Two recent news stories build interestingly on my recent blog post about CAVs and privacy. The first, from Forbes, detailing law enforcement use of “reverse location” orders, where by investigators can obtain from Google information on all Google users in a given location at a given time. This would allow, for example, police to obtain data on every Google account user within a mile of a gas station when it was robbed. Similar orders have been used to obtain data from Facebook and Snapchat.

Look forward a few years and it’s not hard to imagine similar orders being sent to the operators of CAVs, to obtain the data of untold numbers of users at the time of a crime. The problem here is that such orders can cast far too wide a net and allow law enforcement access to the data of people completely uninvolved with the case being investigated. In one of the cases highlighted by Forbes, the area from which investigators requested data included not only the store that was robbed, but also nearby homes. The same situation could occur with CAVs, pulling in data from passengers completely unrelated to a crime scene who happen to have been driving nearby.

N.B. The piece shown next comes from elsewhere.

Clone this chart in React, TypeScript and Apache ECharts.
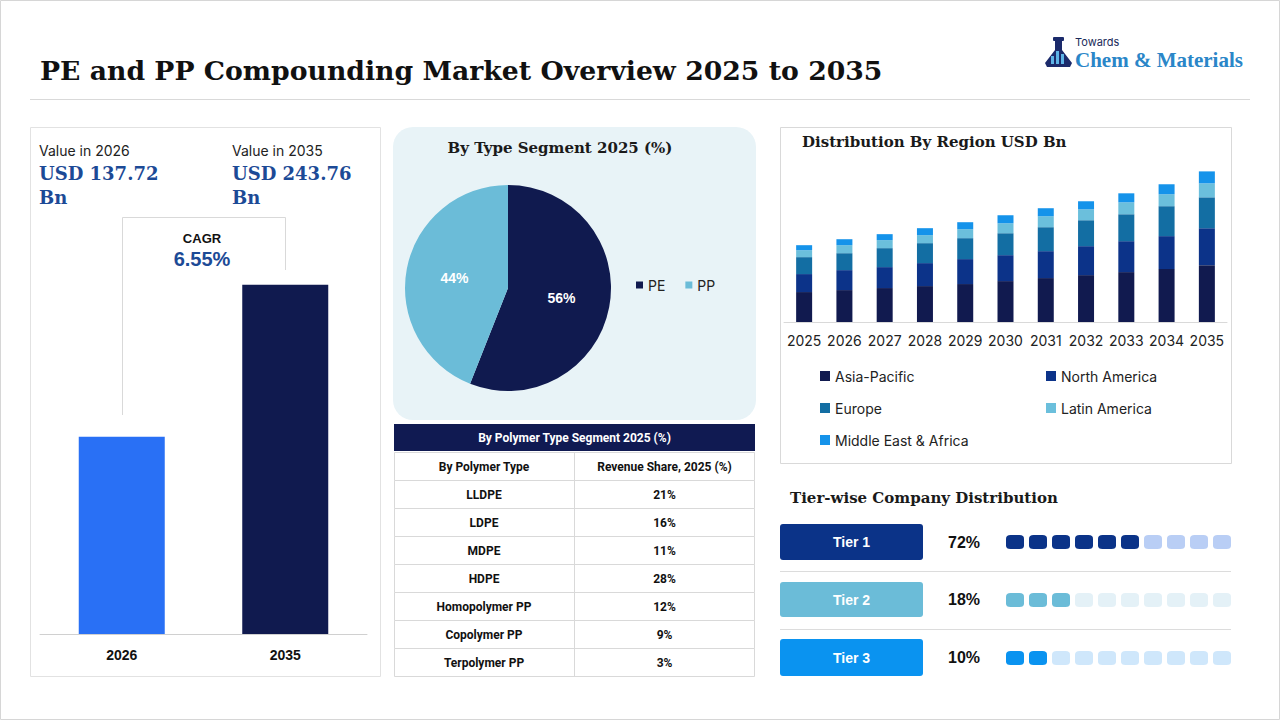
import React, { useEffect, useRef } from "react";
import * as echarts from "echarts";

const headlineYears = ["2026", "2035"];
const headlineValues = [137.72, 243.76];
const headlineLabels = ["USD 137.72\nBn", "USD 243.76\nBn"];
const cagrText = "6.55%";

const typeNames = ["PE", "PP"];
const typeShares = [56, 44];

const polymerTypes = ["LLDPE", "LDPE", "MDPE", "HDPE", "Homopolymer PP", "Copolymer PP", "Terpolymer PP"];
const polymerShares = ["21%", "16%", "11%", "28%", "12%", "9%", "3%"];

const regionYears = ["2025", "2026", "2027", "2028", "2029", "2030", "2031", "2032", "2033", "2034", "2035"];
const regionNames = ["Asia-Pacific", "North America", "Europe", "Latin America", "Middle East & Africa"];
const asiaPacific = [48.6, 51.8, 55.1, 58.3, 61.6, 66.4, 71.3, 76.1, 81.0, 85.9, 92.3];
const northAmerica = [29.2, 32.4, 34.0, 37.3, 40.5, 42.1, 43.7, 47.0, 50.2, 53.5, 59.9];
const europe = [27.5, 27.5, 30.8, 32.4, 34.0, 35.6, 38.9, 42.1, 43.7, 48.6, 50.2];
const latinAmerica = [11.3, 13.0, 13.0, 13.0, 14.6, 16.2, 17.8, 17.8, 19.4, 19.4, 22.7];
const middleEastAfrica = [8.1, 9.7, 9.7, 11.3, 11.3, 13.0, 13.0, 13.0, 14.6, 16.2, 19.4];
const regionSeries = [asiaPacific, northAmerica, europe, latinAmerica, middleEastAfrica];
const regionColors = ["#111a4f", "#0c3389", "#136ea3", "#6bbfdc", "#1593ea"];

const tierNames = ["Tier 1", "Tier 2", "Tier 3"];
const tierShares = ["72%", "18%", "10%"];
const tierFilled = [6, 3, 2];
const tierSlots = 10;
const tierColors = ["#0b3388", "#6bbcd8", "#0a93f0"];
const tierLight = ["#b9cef5", "#e4f1f7", "#cfe7fb"];

const SERIF = "'DejaVu Serif', serif";
const SANS = "Inter, 'Liberation Sans', sans-serif";
const ARIAL = "'Liberation Sans', Arial, sans-serif";
const TABLE = "Roboto, 'Liberation Sans', sans-serif";

function buildGraphics(): any[] {
  const g: any[] = [];
  g.push({ type: "rect", z: 0, shape: { x: 0.5, y: 0.5, width: 1279, height: 719 }, style: { fill: "#fff", stroke: "#d6d6d6", lineWidth: 1 } });
  g.push({ type: "text", z: 5, x: 40, y: 70, style: { text: "PE and PP Compounding Market Overview 2025 to 2035", font: `bold 26.7px ${SERIF}`, fill: "#111", verticalAlign: "middle" } });
  g.push({ type: "line", z: 5, shape: { x1: 30, y1: 99.5, x2: 1250, y2: 99.5 }, style: { stroke: "#d9d9d9", lineWidth: 1 } });

  // logo
  g.push({ type: "polygon", z: 5, shape: { points: [[1055, 41], [1062, 41], [1062, 50], [1072, 63], [1070, 67], [1047, 67], [1045, 63], [1055, 50]] }, style: { fill: "#1b2a6b" } });
  g.push({ type: "rect", z: 6, shape: { x: 1053, y: 37, width: 11, height: 4, r: 1 }, style: { fill: "#1b2a6b" } });
  g.push({ type: "rect", z: 6, shape: { x: 1051, y: 56, width: 3, height: 8 }, style: { fill: "#5db3e6" } });
  g.push({ type: "rect", z: 6, shape: { x: 1056, y: 51, width: 3, height: 13 }, style: { fill: "#5db3e6" } });
  g.push({ type: "rect", z: 6, shape: { x: 1061, y: 54, width: 3, height: 10 }, style: { fill: "#5db3e6" } });
  g.push({ type: "text", z: 5, x: 1075, y: 42, style: { text: "Towards", font: `11px ${SANS}`, fill: "#1a2a5a", verticalAlign: "middle" } });
  g.push({ type: "text", z: 5, x: 1075, y: 60, style: { text: "Chem & Materials", font: `bold 21px 'Liberation Serif', serif`, fill: "#2a86c8", verticalAlign: "middle" } });

  // left panel
  g.push({ type: "rect", z: 1, shape: { x: 30.5, y: 127.5, width: 350, height: 549 }, style: { fill: "none", stroke: "#e2e2e2", lineWidth: 1 } });
  const hx = [39, 232];
  headlineYears.forEach((yr, i) => {
    g.push({ type: "text", z: 5, x: hx[i], y: 150, style: { text: `Value in ${yr}`, font: `14px ${SANS}`, fill: "#222", verticalAlign: "middle" } });
    g.push({ type: "text", z: 5, x: hx[i], y: 161, style: { text: headlineLabels[i], font: `bold 18px ${SERIF}`, fill: "#1c4a96", lineHeight: 24, verticalAlign: "top" } });
  });
  g.push({ type: "polyline", z: 3, shape: { points: [[122.5, 415], [122.5, 217.5], [285.5, 217.5], [285.5, 270]] }, style: { fill: "none", stroke: "#d9d9d9", lineWidth: 1 } });
  g.push({ type: "text", z: 5, x: 202, y: 238, style: { text: "CAGR", font: `bold 13px ${ARIAL}`, fill: "#111", align: "center", verticalAlign: "middle" } });
  g.push({ type: "text", z: 5, x: 202, y: 259, style: { text: cagrText, font: `bold 20px ${ARIAL}`, fill: "#1c4a96", align: "center", verticalAlign: "middle" } });

  // pie panel
  g.push({ type: "rect", z: 0, shape: { x: 393, y: 127, width: 363, height: 293, r: 20 }, style: { fill: "#e8f3f7" } });
  g.push({ type: "text", z: 5, x: 560, y: 148, style: { text: "By Type Segment 2025 (%)", font: `bold 15px ${SERIF}`, fill: "#1a1a1a", align: "center", verticalAlign: "middle" } });

  // table
  const tx0 = 394, tx1 = 574, tx2 = 755;
  g.push({ type: "rect", z: 2, shape: { x: tx0, y: 424, width: tx2 - tx0, height: 27 }, style: { fill: "#101a52" } });
  g.push({ type: "text", z: 5, x: (tx0 + tx2) / 2, y: 438, style: { text: "By Polymer Type Segment 2025 (%)", font: `bold 12px ${TABLE}`, fill: "#fff", align: "center", verticalAlign: "middle" } });
  const rowH = 28;
  const rows = [["By Polymer Type", "Revenue Share, 2025 (%)"]].concat(polymerTypes.map((p, i) => [p, polymerShares[i]]));
  rows.forEach((r, i) => {
    const y = 452 + i * rowH;
    g.push({ type: "rect", z: 2, shape: { x: tx0 + 0.5, y: y + 0.5, width: tx2 - tx0 - 1, height: rowH }, style: { fill: "#fff", stroke: "#d9d9d9", lineWidth: 1 } });
    g.push({ type: "line", z: 3, shape: { x1: tx1 + 0.5, y1: y, x2: tx1 + 0.5, y2: y + rowH }, style: { stroke: "#d9d9d9", lineWidth: 1 } });
    g.push({ type: "text", z: 5, x: (tx0 + tx1) / 2, y: y + rowH / 2 + 0.5, style: { text: r[0], font: `bold 12px ${TABLE}`, fill: "#111", align: "center", verticalAlign: "middle" } });
    g.push({ type: "text", z: 5, x: (tx1 + tx2) / 2, y: y + rowH / 2 + 0.5, style: { text: r[1], font: `bold 12px ${TABLE}`, fill: "#111", align: "center", verticalAlign: "middle" } });
  });

  // right panel
  g.push({ type: "rect", z: 1, shape: { x: 780.5, y: 127.5, width: 451, height: 336 }, style: { fill: "none", stroke: "#d9d9d9", lineWidth: 1 } });
  g.push({ type: "text", z: 5, x: 802, y: 142, style: { text: "Distribution By Region USD Bn", font: `bold 15px ${SERIF}`, fill: "#1a1a1a", verticalAlign: "middle" } });

  // tiers
  g.push({ type: "text", z: 5, x: 790, y: 498, style: { text: "Tier-wise Company Distribution", font: `bold 15px ${SERIF}`, fill: "#1a1a1a", verticalAlign: "middle" } });
  const tierY = [524, 582, 639];
  const tierH = [36, 35, 37];
  tierNames.forEach((t, i) => {
    g.push({ type: "rect", z: 3, shape: { x: 780, y: tierY[i], width: 143, height: tierH[i], r: 3 }, style: { fill: tierColors[i] } });
    g.push({ type: "text", z: 5, x: 851.5, y: tierY[i] + tierH[i] / 2, style: { text: t, font: `bold 14px ${ARIAL}`, fill: "#fff", align: "center", verticalAlign: "middle" } });
    g.push({ type: "text", z: 5, x: 964, y: tierY[i] + tierH[i] / 2, style: { text: tierShares[i], font: `bold 16px ${ARIAL}`, fill: "#111", align: "center", verticalAlign: "middle" } });
  });
  [571.5, 629.5].forEach((y) => g.push({ type: "line", z: 3, shape: { x1: 780, y1: y, x2: 1231, y2: y }, style: { stroke: "#dcdcdc", lineWidth: 1 } }));
  return g;
}

export default function App() {
  const ref = useRef<HTMLDivElement>(null);
  useEffect(() => {
    if (!ref.current) return;
    const chart = echarts.init(ref.current, undefined, { renderer: "svg" });
    const tierData: any[] = [];
    tierNames.forEach((_, t) => {
      for (let i = 0; i < tierSlots; i++) {
        tierData.push({ value: [i, t], itemStyle: { color: i < tierFilled[t] ? tierColors[t] : tierLight[t], opacity: 1 } });
      }
    });
    chart.setOption({
      animation: false,
      backgroundColor: "#fff",
      graphic: buildGraphics(),
      legend: [
        { data: typeNames, left: 636, top: 278, padding: 0, icon: "rect", itemWidth: 7, itemHeight: 7, itemGap: 20, textStyle: { fontSize: 14, fontFamily: SANS, color: "#222" }, selectedMode: false },
        { data: [regionNames[0], regionNames[2], regionNames[4]], orient: "vertical", left: 820, top: 368, padding: 0, icon: "rect", itemWidth: 10, itemHeight: 10, itemGap: 16, textStyle: { fontSize: 14, lineHeight: 16, fontFamily: SANS, color: "#222" }, selectedMode: false },
        { data: [regionNames[1], regionNames[3]], orient: "vertical", left: 1046, top: 368, padding: 0, icon: "rect", itemWidth: 10, itemHeight: 10, itemGap: 16, textStyle: { fontSize: 14, lineHeight: 16, fontFamily: SANS, color: "#222" }, selectedMode: false },
      ],
      grid: [
        { left: 40, right: 913, top: 270, bottom: 86 },
        { left: 784, right: 53, top: 168, bottom: 398 },
        { left: 1003.5, right: 46.5, top: 513, bottom: 33 },
      ],
      xAxis: [
        { gridIndex: 0, type: "category", data: headlineYears, axisLine: { lineStyle: { color: "#d0d0d0" } }, axisTick: { show: false }, axisLabel: { fontSize: 14, fontWeight: "bold", color: "#111", fontFamily: ARIAL, margin: 14 } },
        { gridIndex: 1, type: "category", data: regionYears, axisLine: { lineStyle: { color: "#d9d9d9" } }, axisTick: { show: false }, axisLabel: { interval: 0, hideOverlap: false, fontSize: 14, color: "#222", fontFamily: SANS, margin: 11 } },
        { gridIndex: 2, type: "category", data: Array.from({ length: tierSlots }, (_, i) => String(i)), show: false },
      ],
      yAxis: [
        { gridIndex: 0, type: "value", min: 0, max: 254, show: false, splitLine: { show: false } },
        { gridIndex: 1, type: "value", min: 0, max: 250, show: false, splitLine: { show: false } },
        { gridIndex: 2, type: "category", data: tierNames, inverse: true, show: false },
      ],
      series: [
        {
          type: "bar", xAxisIndex: 0, yAxisIndex: 0, barWidth: 86,
          data: headlineValues.map((v, i) => ({ value: v, itemStyle: { color: i === 0 ? "#2970f5" : "#101a4f" } })),
        },
        {
          type: "pie", center: [508, 288], radius: 103, startAngle: 90, clockwise: true,
          data: typeNames.map((n, i) => ({ name: n, value: typeShares[i], itemStyle: { color: i === 0 ? "#101a4f" : "#6bbcd8" } })),
          label: { show: true, position: "inside", formatter: "{c}%", color: "#fff", fontSize: 14, fontWeight: "bold", fontFamily: ARIAL },
          labelLine: { show: false },
          emphasis: { disabled: true },
        },
        ...regionNames.map((n, k) => ({
          type: "bar", name: n, xAxisIndex: 1, yAxisIndex: 1, stack: "region", barWidth: 16,
          data: regionSeries[k], itemStyle: { color: regionColors[k] },
        })),
        {
          type: "scatter", xAxisIndex: 2, yAxisIndex: 2, symbol: "roundRect", symbolSize: [18, 14],
          itemStyle: { opacity: 1 },
          data: tierData, emphasis: { disabled: true },
        },
      ],
    });
    return () => chart.dispose();
  }, []);
  return <div ref={ref} style={{ position: "absolute", left: 0, top: 0, width: 1280, height: 720, background: "#fff" }} />;
}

The other story comes from The Verge, which covers data mining done by GM in Los Angeles and Chicago in 2017.  From the article:

GM captured minuted details such as station selection, volume level, and ZIP codes of vehicle owners, and then used the car’s built-in Wi-Fi signal to upload the data to its servers. The goal was to determine the relationship between what drivers listen to and what they buy and then turn around and sell the data to advertisers and radio operators. And it got really specific: GM tracked a driver listening to country music who stopped at a Tim Horton’s restaurant. (No data on that donut order, though.)

That’s an awful lot of information on a person’s daily habits. While many people have become accustomed (or perhaps numb) to the collection of their data online, one wonders how many have given thought to the data collected by their vehicle. The article also points out scale of the data collected by connected cars and what it could be worth on the market:

According to research firm McKinsey, connected cars create up to 600GB of data per day — the equivalent of more than 100 hours of HD video every 60 minutes — and self-driving cars are expected to generate more than 150 times that amount. The value of this data is expected to reach more than $1.5 trillion by the year 2030, McKinsey says.

Obviously, creators and operators of CAVs are going to want to tap into the market for data. But given the push for privacy legislation I highlighted in my last post, they may soon have to contend with limits on just what they can collect.

~ P.S. I can’t resist adding a brief note on some research from my undergraduate alma mater, the University of Illinois. It seems some researchers there are taking inspiration from the eyes of mantis shrimp to improve the capability of CAV cameras.